Kind of a quibble, though. It goes with my general theory of spoilers -- if knowing them actually spoils  your enjoyment of a movie, then there's not much to the movie other than cheap surprise -- but it's not relevant to her as a character. As a character, I really like Rey a lot, and I loved that she got a seriously kick-ass lightsaber duel scene.  I like that her interactions with Finn didn't try to mimic the bickering dynamic of Han and Leia.  Actually I kind of love that -- they're both really excited about what they can do, and they hit it off right away.  We don't see that often enough.  I like that she seems to be the apex of the new trio without it being in any manner a romantic competition.  And I like that she forgets that she needs to turn the blaster on before she can fire it.  And that she looks at a droid and treats it as an individual.  I could get into a Rey-based series, for the same reason that I'm a Luke girl: She's a hero whose choices I can buy as making all the difference.

Last and least, the new Big Bad, Snokes.  Yes, the Big Bad is basically Darth Snookums.  He appears as a giant  hologram, and I kept thinking that Toto was going to show up and pull a curtain, revealing a funny little man in a green suit.  This aspect needs serious work.

Setting:
Hmm.  The setting wanders a bit, and I don't get nearly the sense of Jakku that I had of Tatooine.  I can't for the life of me remember the names of the other systems.

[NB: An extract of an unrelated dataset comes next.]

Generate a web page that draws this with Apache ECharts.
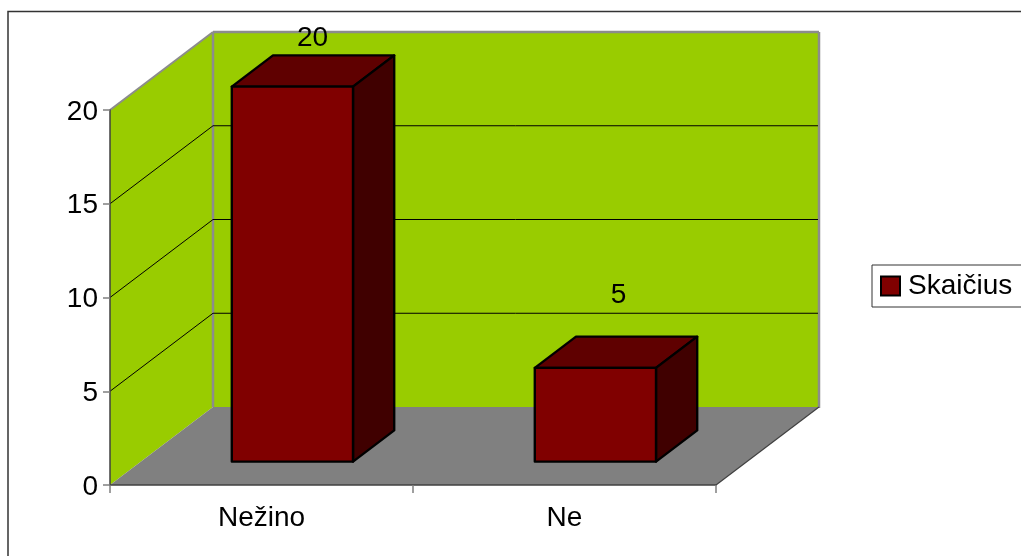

On the other hand, CGI has allowed them to create much more alien architecture and more varied landscapes, so it already seems more physically complete.  But it needs some world-building in the future.

They've added some land-side aerial battles -- it's not all  up in space. It gives some nice image work.

Style:
Abrams has done a good job re-creating the SW used-future style.  Everything looks  good; everything looks like it's in the same universe, except a few decades later.  Narratively, this isn't quite on the ball, because it doesn't take the time to develop the simple themes first. (It's back to that emotional urgency question.  This might have been a better second story.)

Theme:
I'm not sure, yet. Oh, the usual SW theme of choosing the light, no matter how tempting the darkness might be, but specific to this one... I just don't think we have enough information to guess on.

So, I'm going with "Not bad."

But for the record, I sat as far up front as I could.  So far up that I couldn't see the edges of the screen with peripheral vision.  For two hours, it was the whole world.

And yes... flaws or no, it was still beautiful.